┌─ DATASET EXTRACT
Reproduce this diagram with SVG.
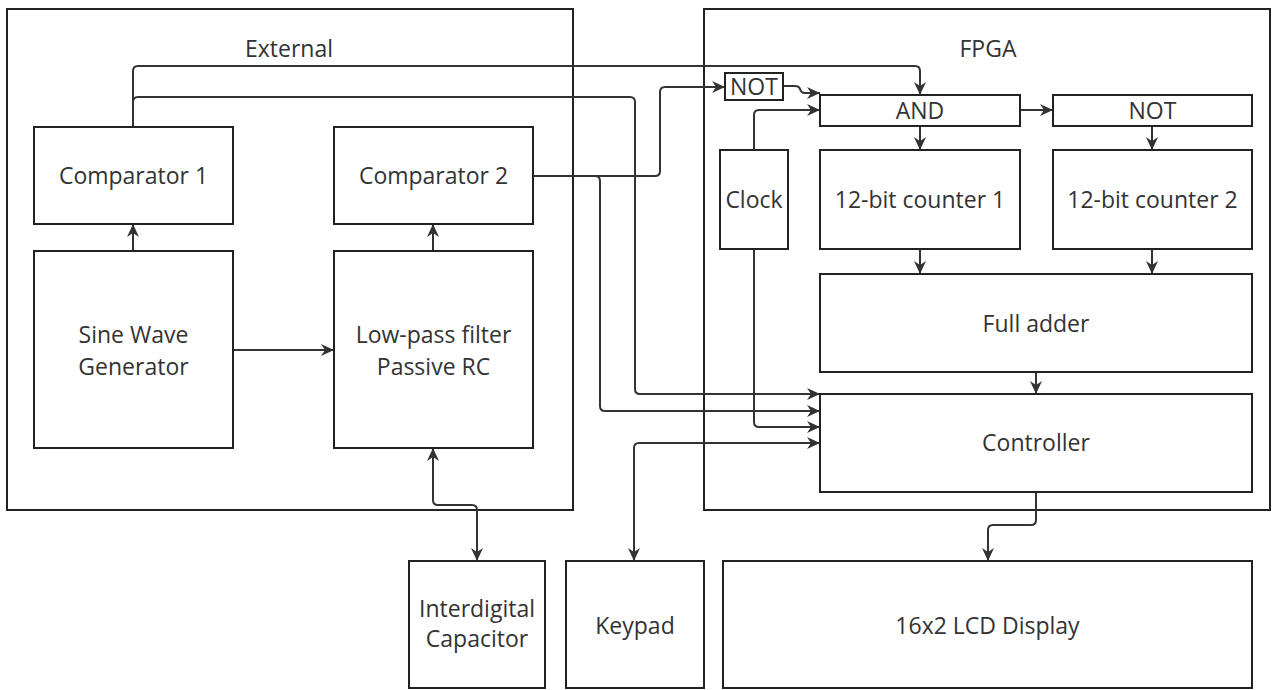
<svg xmlns="http://www.w3.org/2000/svg" width="1280" height="690" viewBox="0 0 1280 690">
<style>
.box{fill:#fff;stroke:#222;stroke-width:2}
.cont{fill:none;stroke:#222;stroke-width:2}
.t{font-family:"Open Sans","Noto Sans",sans-serif;font-size:23px;fill:#333;text-anchor:middle}
.e{fill:none;stroke:#333;stroke-width:2;marker-end:url(#arr)}
.b{marker-start:url(#arr)}
</style>
<defs>
<marker id="arr" markerUnits="userSpaceOnUse" markerWidth="14" markerHeight="14" viewBox="0 0 14 14" refX="13" refY="7" orient="auto-start-reverse">
<path d="M0,1 L13,7 L0,13 L4,7 z" fill="#333"/>
</marker>
</defs>
<rect width="1280" height="690" fill="#fff"/>
<g id="external">
<rect class="cont" x="7" y="9" width="566" height="501"/>
<text class="t" x="289" y="57">External</text>
</g>
<g id="fpga">
<rect class="cont" x="704" y="9" width="566" height="501"/>
<text class="t" x="988" y="57">FPGA</text>
</g>
<g id="connectors">
<path class="e" d="M133,127 V71 Q133,66 138,66 H915 Q920,66 920,71 V95"/>
<path class="e" d="M133,127 V102 Q133,97 138,97 H630 Q635,97 635,102 V389 Q635,394 640,394 H820"/>
<path class="e" d="M533,176 H655 Q660,176 660,171 V92 Q660,87 665,87 H725"/>
<path class="e" d="M533,176 H595 Q600,176 600,181 V406 Q600,411 605,411 H820"/>
<path class="e" d="M783,86 H795 Q799,86 800,89 Q801,93 805,93 H820"/>
<path class="e" d="M754,150 V115 Q754,110 759,110 H820"/>
<path class="e" d="M754,249 V422 Q754,427 759,427 H820"/>
<path class="e b" d="M634,561 V448 Q634,443 639,443 H820"/>
<path class="e b" d="M433,448 V500 Q433,505 438,505 H472 Q477,505 477,510 V561"/>
<path class="e" d="M1036,492 V520 Q1036,525 1031,525 H993 Q988,525 988,530 V561"/>
<path class="e" d="M1020,110 H1053"/>
<path class="e" d="M920,126 V150"/>
<path class="e" d="M1152,126 V150"/>
<path class="e" d="M920,249 V274"/>
<path class="e" d="M1152,249 V274"/>
<path class="e" d="M1036,372 V394"/>
<path class="e" d="M233,350 H334"/>
<path class="e" d="M133,251 V224"/>
<path class="e" d="M433,251 V224"/>
</g>
<g id="comparator1"><rect class="box" x="34" y="127" width="199" height="97"/><text class="t" x="133.5" y="184">Comparator 1</text></g>
<g id="comparator2"><rect class="box" x="334" y="127" width="199" height="97"/><text class="t" x="433.5" y="184">Comparator 2</text></g>
<g id="sine"><rect class="box" x="34" y="251" width="199" height="197"/><text class="t" x="133.5" y="343">Sine Wave</text><text class="t" x="133.5" y="375">Generator</text></g>
<g id="lpf"><rect class="box" x="334" y="251" width="199" height="197"/><text class="t" x="433.5" y="343">Low-pass filter</text><text class="t" x="433.5" y="375">Passive RC</text></g>
<g id="not1"><rect class="box" x="725" y="73" width="58" height="27"/><text class="t" x="754" y="95">NOT</text></g>
<g id="and"><rect class="box" x="820" y="95" width="200" height="31"/><text class="t" x="920" y="119">AND</text></g>
<g id="not2"><rect class="box" x="1053" y="95" width="199" height="31"/><text class="t" x="1152.5" y="119">NOT</text></g>
<g id="clock"><rect class="box" x="720" y="150" width="68" height="99"/><text class="t" x="754" y="208">Clock</text></g>
<g id="counter1"><rect class="box" x="820" y="150" width="200" height="99"/><text class="t" x="920" y="208">12-bit counter 1</text></g>
<g id="counter2"><rect class="box" x="1053" y="150" width="199" height="99"/><text class="t" x="1152.5" y="208">12-bit counter 2</text></g>
<g id="adder"><rect class="box" x="820" y="274" width="432" height="98"/><text class="t" x="1036" y="332">Full adder</text></g>
<g id="controller"><rect class="box" x="820" y="394" width="432" height="98"/><text class="t" x="1036" y="451">Controller</text></g>
<g id="capacitor"><rect class="box" x="409" y="561" width="136" height="127"/><text class="t" x="477" y="617">Interdigital</text><text class="t" x="477" y="647">Capacitor</text></g>
<g id="keypad"><rect class="box" x="566" y="561" width="138" height="127"/><text class="t" x="635" y="634">Keypad</text></g>
<g id="lcd"><rect class="box" x="723" y="561" width="529" height="127"/><text class="t" x="987.5" y="634">16x2 LCD Display</text></g>
</svg>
└─
INSTRUCTIONS TO FOLLOW
Copy all the data exactly as written, but skip any picture.

WORKED SOLUTION
Reproduce this diagram with SVG.
<svg xmlns="http://www.w3.org/2000/svg" width="1280" height="690" viewBox="0 0 1280 690">
<style>
.box{fill:#fff;stroke:#222;stroke-width:2}
.cont{fill:none;stroke:#222;stroke-width:2}
.t{font-family:"Open Sans","Noto Sans",sans-serif;font-size:23px;fill:#333;text-anchor:middle}
.e{fill:none;stroke:#333;stroke-width:2;marker-end:url(#arr)}
.b{marker-start:url(#arr)}
</style>
<defs>
<marker id="arr" markerUnits="userSpaceOnUse" markerWidth="14" markerHeight="14" viewBox="0 0 14 14" refX="13" refY="7" orient="auto-start-reverse">
<path d="M0,1 L13,7 L0,13 L4,7 z" fill="#333"/>
</marker>
</defs>
<rect width="1280" height="690" fill="#fff"/>
<g id="external">
<rect class="cont" x="7" y="9" width="566" height="501"/>
<text class="t" x="289" y="57">External</text>
</g>
<g id="fpga">
<rect class="cont" x="704" y="9" width="566" height="501"/>
<text class="t" x="988" y="57">FPGA</text>
</g>
<g id="connectors">
<path class="e" d="M133,127 V71 Q133,66 138,66 H915 Q920,66 920,71 V95"/>
<path class="e" d="M133,127 V102 Q133,97 138,97 H630 Q635,97 635,102 V389 Q635,394 640,394 H820"/>
<path class="e" d="M533,176 H655 Q660,176 660,171 V92 Q660,87 665,87 H725"/>
<path class="e" d="M533,176 H595 Q600,176 600,181 V406 Q600,411 605,411 H820"/>
<path class="e" d="M783,86 H795 Q799,86 800,89 Q801,93 805,93 H820"/>
<path class="e" d="M754,150 V115 Q754,110 759,110 H820"/>
<path class="e" d="M754,249 V422 Q754,427 759,427 H820"/>
<path class="e b" d="M634,561 V448 Q634,443 639,443 H820"/>
<path class="e b" d="M433,448 V500 Q433,505 438,505 H472 Q477,505 477,510 V561"/>
<path class="e" d="M1036,492 V520 Q1036,525 1031,525 H993 Q988,525 988,530 V561"/>
<path class="e" d="M1020,110 H1053"/>
<path class="e" d="M920,126 V150"/>
<path class="e" d="M1152,126 V150"/>
<path class="e" d="M920,249 V274"/>
<path class="e" d="M1152,249 V274"/>
<path class="e" d="M1036,372 V394"/>
<path class="e" d="M233,350 H334"/>
<path class="e" d="M133,251 V224"/>
<path class="e" d="M433,251 V224"/>
</g>
<g id="comparator1"><rect class="box" x="34" y="127" width="199" height="97"/><text class="t" x="133.5" y="184">Comparator 1</text></g>
<g id="comparator2"><rect class="box" x="334" y="127" width="199" height="97"/><text class="t" x="433.5" y="184">Comparator 2</text></g>
<g id="sine"><rect class="box" x="34" y="251" width="199" height="197"/><text class="t" x="133.5" y="343">Sine Wave</text><text class="t" x="133.5" y="375">Generator</text></g>
<g id="lpf"><rect class="box" x="334" y="251" width="199" height="197"/><text class="t" x="433.5" y="343">Low-pass filter</text><text class="t" x="433.5" y="375">Passive RC</text></g>
<g id="not1"><rect class="box" x="725" y="73" width="58" height="27"/><text class="t" x="754" y="95">NOT</text></g>
<g id="and"><rect class="box" x="820" y="95" width="200" height="31"/><text class="t" x="920" y="119">AND</text></g>
<g id="not2"><rect class="box" x="1053" y="95" width="199" height="31"/><text class="t" x="1152.5" y="119">NOT</text></g>
<g id="clock"><rect class="box" x="720" y="150" width="68" height="99"/><text class="t" x="754" y="208">Clock</text></g>
<g id="counter1"><rect class="box" x="820" y="150" width="200" height="99"/><text class="t" x="920" y="208">12-bit counter 1</text></g>
<g id="counter2"><rect class="box" x="1053" y="150" width="199" height="99"/><text class="t" x="1152.5" y="208">12-bit counter 2</text></g>
<g id="adder"><rect class="box" x="820" y="274" width="432" height="98"/><text class="t" x="1036" y="332">Full adder</text></g>
<g id="controller"><rect class="box" x="820" y="394" width="432" height="98"/><text class="t" x="1036" y="451">Controller</text></g>
<g id="capacitor"><rect class="box" x="409" y="561" width="136" height="127"/><text class="t" x="477" y="617">Interdigital</text><text class="t" x="477" y="647">Capacitor</text></g>
<g id="keypad"><rect class="box" x="566" y="561" width="138" height="127"/><text class="t" x="635" y="634">Keypad</text></g>
<g id="lcd"><rect class="box" x="723" y="561" width="529" height="127"/><text class="t" x="987.5" y="634">16x2 LCD Display</text></g>
</svg>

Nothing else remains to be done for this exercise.